Third, the author avoids the "worn-out paradigms of modernization and Westernization" (3). Instead, he tries to write in terms of the Ottoman response to challenges brought on by the onset of modernity. He has a point: the Ottoman state was not unique in adapting to modernity. Though its task was perhaps more arduous than that of European states, if only the modernity was initially a European phenomenon. Having said this, he opens yet a rear window for that paradigm since there is no way getting around of all the different attempts for an Ottoman and Turkish Europeanization as kind of Westernization. Finally, M. Şükrü Hanioğlu portrays the Ottoman history as an integral part of the larger histories of Europe and the world. Therefore, he shows no fear of reviving an out-of-fashion area: diplomatic history. In his case, as historian of the Near East, he is excellently equipped to work in his multiple regional languages with fine tuned tools in a wide range of methods.
Now regarding the conclusions. The author notes that it was Muhammad Ali of Egypt as an example where the periphery tried to impose the modernization to the center. Two decades later, in 1839, roles were reversed. Not everything in the fight of centripetal and centrifugal forces was related to nationalism. The author draws a dynamic picture also for Ottoman reactions to modernity. Since the empire began its journey later than most of its European counterparts, it had to rely more on imitation and importation. Europeanization was a kind of Westernization. So he refuses simple notions like a struggle of modernizers against reactionaries. The author shows: it was even for (Pan-)Islamists more complex.

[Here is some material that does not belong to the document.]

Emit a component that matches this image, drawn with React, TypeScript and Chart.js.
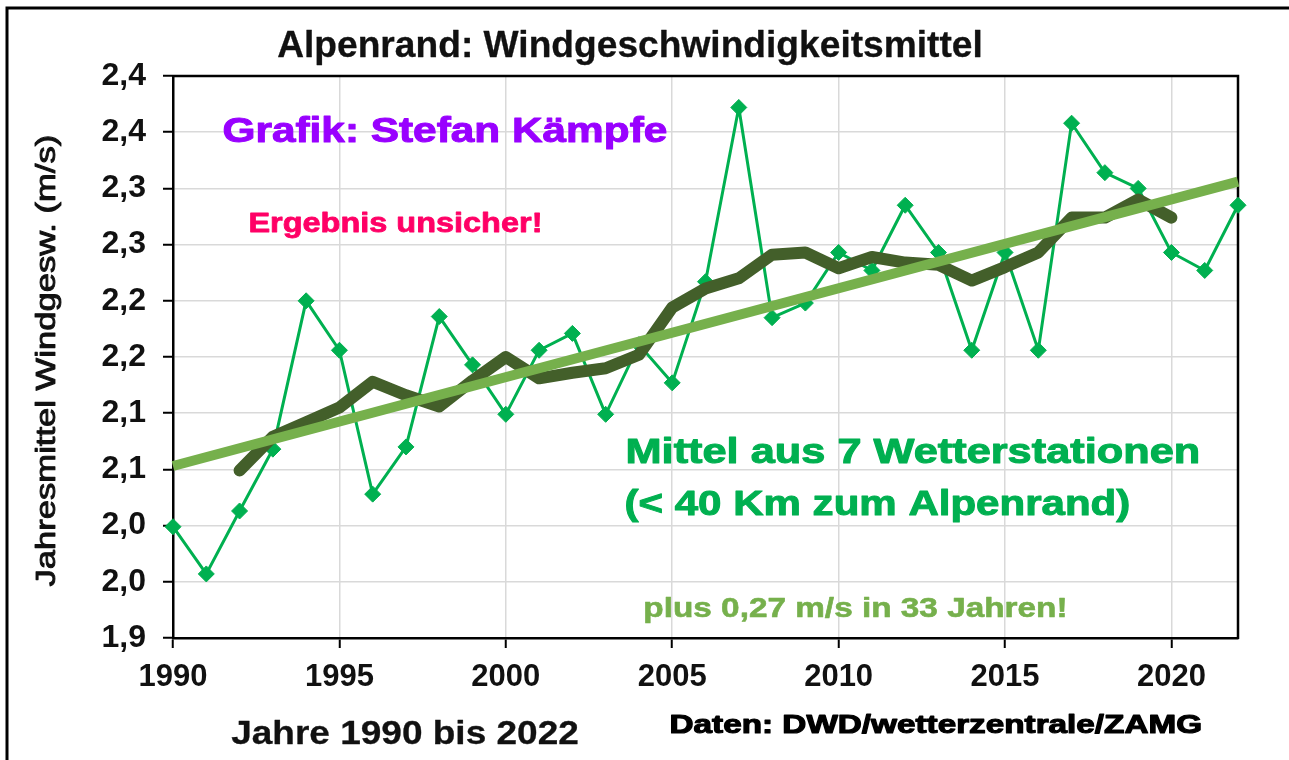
import React, { useEffect, useRef } from "react";
import { Chart, registerables } from "chart.js";

Chart.register(...registerables);

// ---------- data ----------
const years = [
  1990, 1991, 1992, 1993, 1994, 1995, 1996, 1997, 1998, 1999, 2000, 2001, 2002,
  2003, 2004, 2005, 2006, 2007, 2008, 2009, 2010, 2011, 2012, 2013, 2014, 2015,
  2016, 2017, 2018, 2019, 2020, 2021, 2022,
];
const windMeans = [
  1.999, 1.957, 2.013, 2.068, 2.2, 2.156, 2.028, 2.07, 2.186, 2.143, 2.099,
  2.156, 2.171, 2.099, 2.161, 2.127, 2.217, 2.372, 2.185, 2.198, 2.243, 2.227,
  2.285, 2.243, 2.156, 2.243, 2.156, 2.358, 2.314, 2.3, 2.243, 2.227, 2.285,
];
const avgYears = [
  1992, 1993, 1994, 1995, 1996, 1997, 1998, 1999, 2000, 2001, 2002, 2003, 2004,
  2005, 2006, 2007, 2008, 2009, 2010, 2011, 2012, 2013, 2014, 2015, 2016, 2017,
  2018, 2019, 2020,
];
const movingAvg = [
  2.049, 2.079, 2.092, 2.105, 2.128, 2.116, 2.106, 2.129, 2.15, 2.131, 2.136,
  2.14, 2.152, 2.194, 2.211, 2.22, 2.241, 2.243, 2.229, 2.239, 2.234, 2.232,
  2.218, 2.23, 2.243, 2.274, 2.274, 2.29, 2.274,
];
const trendYears = [1990, 2022];
const trendValues = [2.053, 2.306];

const xTickValues = [1990, 1995, 2000, 2005, 2010, 2015, 2020];
const yTickValues = [1.9, 1.95, 2.0, 2.05, 2.1, 2.15, 2.2, 2.25, 2.3, 2.35, 2.4];
const yTickLabels = ["1,9", "2,0", "2,0", "2,1", "2,1", "2,2", "2,2", "2,3", "2,3", "2,4", "2,4"];

const titleText = "Alpenrand: Windgeschwindigkeitsmittel";
const authorText = "Grafik: Stefan Kämpfe";
const warnText = "Ergebnis unsicher!";
const noteLine1 = "Mittel aus 7 Wetterstationen";
const noteLine2 = "(< 40 Km zum Alpenrand)";
const trendText = "plus 0,27 m/s in 33 Jahren!";
const xTitleText = "Jahre 1990 bis 2022";
const sourceText = "Daten: DWD/wetterzentrale/ZAMG";
const yTitleText = "Jahresmittel Windgesw. (m/s)";

const FAMILY = "'Liberation Sans', Arial, sans-serif";

function fitText(
  ctx: CanvasRenderingContext2D,
  text: string,
  x: number,
  y: number,
  width: number,
  font: string,
  color: string,
  stroke = 0
) {
  ctx.save();
  ctx.font = font;
  ctx.fillStyle = color;
  ctx.textAlign = "left";
  ctx.textBaseline = "alphabetic";
  const w = ctx.measureText(text).width + stroke;
  ctx.translate(x + stroke / 2, y);
  ctx.scale(width / w, 1);
  ctx.fillText(text, 0, 0);
  if (stroke > 0) {
    ctx.strokeStyle = color;
    ctx.lineWidth = stroke;
    ctx.lineJoin = "round";
    ctx.strokeText(text, 0, 0);
  }
  ctx.restore();
}

const framePlugin = {
  id: "framePlugin",
  beforeDatasetsDraw(chart: any) {
    const ctx = chart.ctx as CanvasRenderingContext2D;
    const { left, top, right, bottom } = chart.chartArea;
    ctx.save();
    ctx.strokeStyle = "#000";
    ctx.lineWidth = 2.5;
    ctx.beginPath();
    ctx.moveTo(left - 1, top);
    ctx.lineTo(right, top);
    ctx.lineTo(right, bottom + 1);
    ctx.stroke();
    ctx.restore();
  },
  afterDraw(chart: any) {
    const ctx = chart.ctx as CanvasRenderingContext2D;
    ctx.save();
    ctx.strokeStyle = "#000";
    ctx.lineWidth = 3;
    ctx.beginPath();
    ctx.moveTo(7, 760);
    ctx.lineTo(7, 8);
    ctx.lineTo(1289, 8);
    ctx.stroke();
    ctx.restore();

    fitText(ctx, titleText, 277, 57, 706, `bold 37px ${FAMILY}`, "#111", 0.3);
    fitText(ctx, authorText, 222, 142, 446, `bold 35px ${FAMILY}`, "#9900FF", 1);
    fitText(ctx, warnText, 248, 232, 295, `bold 27px ${FAMILY}`, "#FF0066", 0.8);
    fitText(ctx, noteLine1, 625, 463, 576, `bold 35px ${FAMILY}`, "#00B050", 1);
    fitText(ctx, noteLine2, 624, 515, 507, `bold 35px ${FAMILY}`, "#00B050", 1);
    fitText(ctx, trendText, 643, 617, 425, `bold 28px ${FAMILY}`, "#76B04C", 0.6);
    fitText(ctx, xTitleText, 231, 744, 348, `bold 33px ${FAMILY}`, "#111", 0.3);
    fitText(ctx, sourceText, 669, 733, 534, `bold 25px ${FAMILY}`, "#000", 1.1);

    ctx.save();
    ctx.translate(55, 587);
    ctx.rotate(-Math.PI / 2);
    fitText(ctx, yTitleText, 0, 0, 453, `27px ${FAMILY}`, "#111", 0.9);
    ctx.restore();
  },
};

export default function App() {
  const canvasRef = useRef<HTMLCanvasElement | null>(null);

  useEffect(() => {
    if (!canvasRef.current) return;
    Chart.defaults.font.family = FAMILY;
    const chart = new Chart(canvasRef.current, {
      type: "line",
      data: {
        datasets: [
          {
            label: "Trend",
            data: trendYears.map((x, i) => ({ x, y: trendValues[i] })),
            borderColor: "#76B04C",
            borderWidth: 10,
            pointRadius: 0,
            borderCapStyle: "butt",
            clip: false as any,
            order: 0,
          },
          {
            label: "Gleitendes Mittel",
            data: avgYears.map((x, i) => ({ x, y: movingAvg[i] })),
            borderColor: "#435F2A",
            borderWidth: 12,
            pointRadius: 0,
            borderCapStyle: "round",
            borderJoinStyle: "round",
            order: 1,
          },
          {
            label: "Jahresmittel",
            data: years.map((x, i) => ({ x, y: windMeans[i] })),
            borderColor: "#00B050",
            backgroundColor: "#00B050",
            borderWidth: 3,
            pointStyle: "rectRot",
            pointRadius: 8,
            pointBorderWidth: 1,
            pointBackgroundColor: "#00B050",
            pointBorderColor: "#00B050",
            clip: false as any,
            order: 2,
          },
        ],
      },
      options: {
        animation: false,
        responsive: false,
        maintainAspectRatio: false,
        devicePixelRatio: 1,
        layout: { padding: { left: 0, top: 76, right: 51, bottom: 0 } },
        plugins: {
          legend: { display: false },
          title: { display: false },
          tooltip: { enabled: false },
        },
        scales: {
          x: {
            type: "linear",
            min: 1990,
            max: 2022,
            afterBuildTicks: (axis: any) => {
              axis.ticks = xTickValues.map((v) => ({ value: v }));
            },
            afterFit: (s: any) => {
              s.height = 122;
            },
            grid: {
              color: "#D9D9D9",
              lineWidth: 1.5,
              tickColor: "#000",
              tickLength: 10,
              tickWidth: 2,
            },
            border: { display: true, color: "#000", width: 2.5 },
            ticks: {
              padding: 11,
              color: "#111",
              font: { size: 31, weight: "bold" },
              maxRotation: 0,
              autoSkip: false,
              callback: (v: any) => String(v),
            },
          },
          y: {
            type: "linear",
            min: 1.9,
            max: 2.4,
            afterBuildTicks: (axis: any) => {
              axis.ticks = yTickValues.map((v) => ({ value: v }));
            },
            afterFit: (s: any) => {
              s.width = 173;
            },
            grid: {
              color: "#D9D9D9",
              lineWidth: 1.5,
              tickColor: "#000",
              tickLength: 10,
              tickWidth: 2,
            },
            border: { display: true, color: "#000", width: 2.5 },
            ticks: {
              padding: 17,
              color: "#111",
              font: { size: 32, weight: "bold" },
              autoSkip: false,
              callback: (_v: any, i: number) => yTickLabels[i],
            },
          },
        },
      },
      plugins: [framePlugin],
    });
    return () => chart.destroy();
  }, []);

  return (
    <div
      style={{
        position: "fixed",
        left: 0,
        top: 0,
        width: 1289,
        height: 760,
        background: "#fff",
        overflow: "hidden",
      }}
    >
      <canvas
        ref={canvasRef}
        width={1289}
        height={760}
        style={{ display: "block", width: 1289, height: 760 }}
      />
    </div>
  );
}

A fundamental dynamic of the late Ottoman history leads to the great role of the old-style diplomacy in mitigating foreign influence over domestic developments. The Ottomans succeeded to deflect European demands only to a limited degree. Thus, Hanioğlu says, "the domestic policy in the late Ottoman Empire was related to foreign policy to an extent unparalleled before" (205): it was the state's relations with European powers that provided the initial and sustaining impetus for reforms aiming at centralization and modernization. In other words, it was an outward determined, though inward guided process of change. Its major impetus came from the Ottoman military since old armies were of no use on the battle fields against the ever growing might of the Europeans.

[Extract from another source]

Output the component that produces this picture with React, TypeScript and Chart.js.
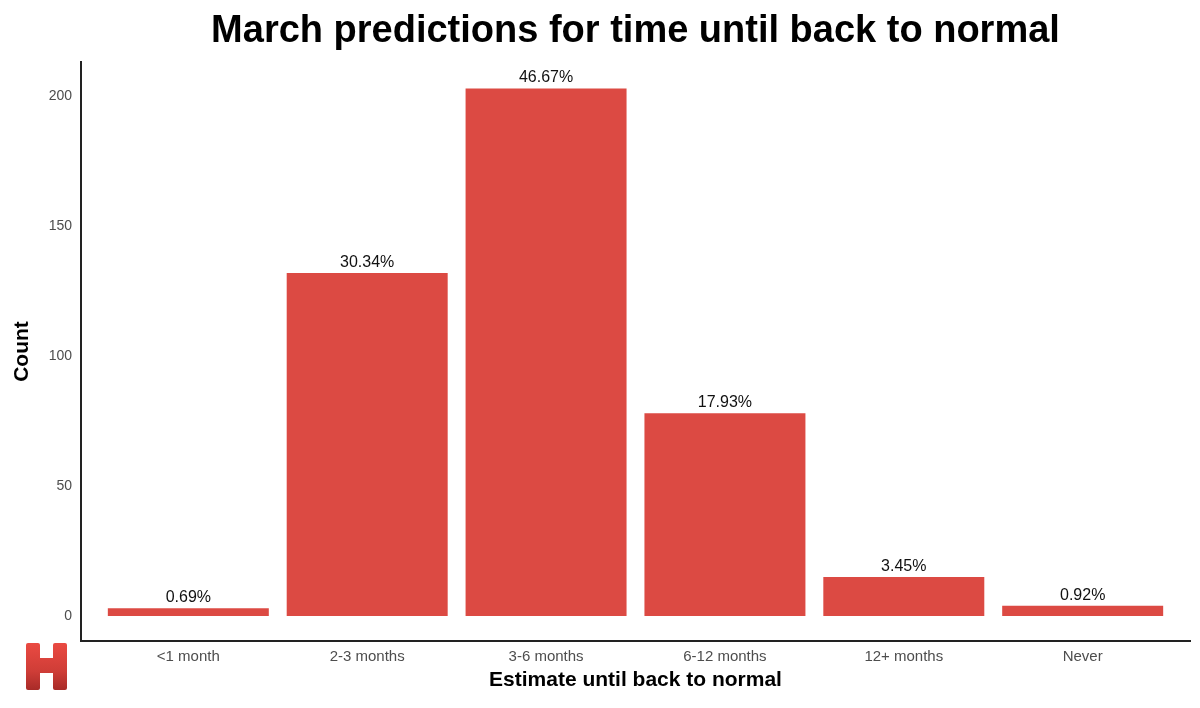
import React, { useEffect, useRef } from "react";
import { Chart, registerables } from "chart.js";

Chart.register(...registerables);

const categories = ["<1 month", "2-3 months", "3-6 months", "6-12 months", "12+ months", "Never"];
const counts = [3, 132, 203, 78, 15, 4];
const yTicks = [0, 50, 100, 150, 200];

const TITLE = "March predictions for time until back to normal";
const X_TITLE = "Estimate until back to normal";
const Y_TITLE = "Count";
const FONT = "'Liberation Sans', Arial, Helvetica, sans-serif";
const BAR_COLOR = "#dc4a43";

const total = counts.reduce((a, b) => a + b, 0);
const pctLabels = counts.map((c) => ((c / total) * 100).toFixed(2) + "%");

const overlay = {
  id: "overlay",
  afterDraw(chart: any) {
    const ctx = chart.ctx as CanvasRenderingContext2D;
    const area = chart.chartArea;
    ctx.save();
    // title
    ctx.fillStyle = "#000";
    ctx.font = `bold 38px ${FONT}`;
    ctx.textAlign = "center";
    ctx.textBaseline = "alphabetic";
    ctx.fillText(TITLE, (area.left + area.right) / 2, 42);
    // x axis title
    ctx.font = `bold 21px ${FONT}`;
    ctx.fillText(X_TITLE, (area.left + area.right) / 2, 686);
    // y axis title
    ctx.save();
    ctx.translate(28, (area.top + area.bottom) / 2);
    ctx.rotate(-Math.PI / 2);
    ctx.fillText(Y_TITLE, 0, 0);
    ctx.restore();
    // data labels
    const meta = chart.getDatasetMeta(0);
    ctx.font = `16px ${FONT}`;
    ctx.fillStyle = "#111";
    meta.data.forEach((bar: any, i: number) => {
      ctx.fillText(pctLabels[i], bar.x, bar.y - 6);
    });
    // logo "H"
    const lx = 26, ly = 643, w = 41, h = 47;
    const grad = ctx.createLinearGradient(0, ly, 0, ly + h);
    grad.addColorStop(0, "#ea4a42");
    grad.addColorStop(0.6, "#cf3d37");
    grad.addColorStop(1, "#a82b28");
    ctx.fillStyle = grad;
    const r = 2;
    const rr = (x: number, y: number, ww: number, hh: number) => {
      ctx.beginPath();
      ctx.moveTo(x + r, y);
      ctx.lineTo(x + ww - r, y);
      ctx.quadraticCurveTo(x + ww, y, x + ww, y + r);
      ctx.lineTo(x + ww, y + hh - r);
      ctx.quadraticCurveTo(x + ww, y + hh, x + ww - r, y + hh);
      ctx.lineTo(x + r, y + hh);
      ctx.quadraticCurveTo(x, y + hh, x, y + hh - r);
      ctx.lineTo(x, y + r);
      ctx.quadraticCurveTo(x, y, x + r, y);
      ctx.closePath();
      ctx.fill();
    };
    rr(lx, ly, 14, h);
    rr(lx + w - 14, ly, 14, h);
    ctx.fillRect(lx + 12, ly + 15, w - 24, 15);
    ctx.restore();
  },
};

export default function App() {
  const ref = useRef<HTMLCanvasElement | null>(null);
  useEffect(() => {
    document.body.style.margin = "0";
    const canvas = ref.current!;
    const chart = new Chart(canvas, {
      type: "bar",
      data: {
        datasets: [
          {
            data: counts.map((c, i) => ({ x: i + 1, y: c })),
            backgroundColor: BAR_COLOR,
            borderWidth: 0,
            barPercentage: 0.9,
            categoryPercentage: 1,
          },
        ],
      },
      options: {
        animation: false,
        responsive: false,
        devicePixelRatio: 1,
        layout: { padding: { top: 62, left: 0, right: 10, bottom: 0 } },
        plugins: {
          legend: { display: false },
          tooltip: { enabled: false },
          title: { display: false },
        },
        scales: {
          x: {
            type: "linear",
            offset: false,
            min: 0.4,
            max: 6.6,
            afterBuildTicks: (scale: any) => {
              scale.ticks = categories.map((_, i) => ({ value: i + 1 }));
            },
            afterFit: (scale: any) => {
              scale.height = 67;
            },
            grid: { display: false, drawTicks: false, offset: false },
            border: { display: true, color: "#222", width: 2 },
            ticks: {
              autoSkip: false,
              maxRotation: 0,
              padding: 7,
              color: "#4d4d4d",
              font: { family: FONT, size: 15 },
              callback: (v: any) => categories[Math.round(Number(v)) - 1] ?? "",
            },
          },
          y: {
            type: "linear",
            min: -9.6,
            max: 213.15,
            afterBuildTicks: (scale: any) => {
              scale.ticks = yTicks.map((v) => ({ value: v }));
            },
            afterFit: (scale: any) => {
              scale.width = 81;
            },
            grid: { display: false, drawTicks: false },
            border: { display: true, color: "#222", width: 2 },
            ticks: {
              padding: 9,
              color: "#4d4d4d",
              font: { family: FONT, size: 14 },
              callback: (v: any) => String(v),
            },
          },
        },
      },
      plugins: [overlay],
    });
    return () => chart.destroy();
  }, []);
  return (
    <div style={{ width: 1200, height: 708, background: "#fff" }}>
      <canvas ref={ref} width={1200} height={708} style={{ display: "block" }} />
    </div>
  );
}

According to the author the Eastern Question was like a chameleon changing its colors with the environment. Indeed, this book refreshes greatly the further discussion. First, we can distinguish four phases of that question as a result of the: Ottoman's rise; their short equal stance with others about 1774; their decline and their collapse. All Ottoman phases had regional versions. The fourth one for instance grew also to a domestic and a foreign Middle Eastern Question: which Arab tribe would fight the Ottomans to leave the empire by allying with which foreign power? And from the outside: which European rival would support whom and inherit which parts of the falling empire in Southern Europe, North Africa and West Asia? Similar points were risen by other major ethnic groups like the Armenians, Greeks, Jews, Kurds, and some Iranians. Today grows an European inversion out of the Eastern Question that moves some restless Muslim spririts still as minorities of Europe: with whom to ally at the Islamic center in the Middle East, at the Western semi-periphery of the Americas and at the densely populated Islamic periphery of Africa and Asia?
Second, Middle East historians share the notion that there was in Europe and around the Ottomans a "balance of power." Was there ever one or rather a "dynamic imbalance of power?" With the latter as paradigm, change and instability can be better explained. Also Germans and Ottomans shared a "feeling of being surrounded." As count Hermann von Schlieffen stressed: "unprotected in the middle, surrounded by walls and trenches of the others." Otto von Bismarck spoke of three potential warfronts and the need for coalitions to avoid them. By establishing a power sufficient to oppose her potential three foes all together, Germany provoked each one of them alone into viewing her power as too great. So an arms race among the four, plus economic instabilities, generated a steady dynamic imbalance of power. As Ottomans modernized, they slipped in a similar situation, though not of might but weakness. Ottomans pitched others against each other. So the German-Ottoman pact (175) in the Great War came from Turkish entreaties and German designs. [1]
Hanioğlu's seminal work presents a true spring of ideas not only for the late Ottoman history but also for the search of some earlier East Roman and Byzantine interplays of structures and identities.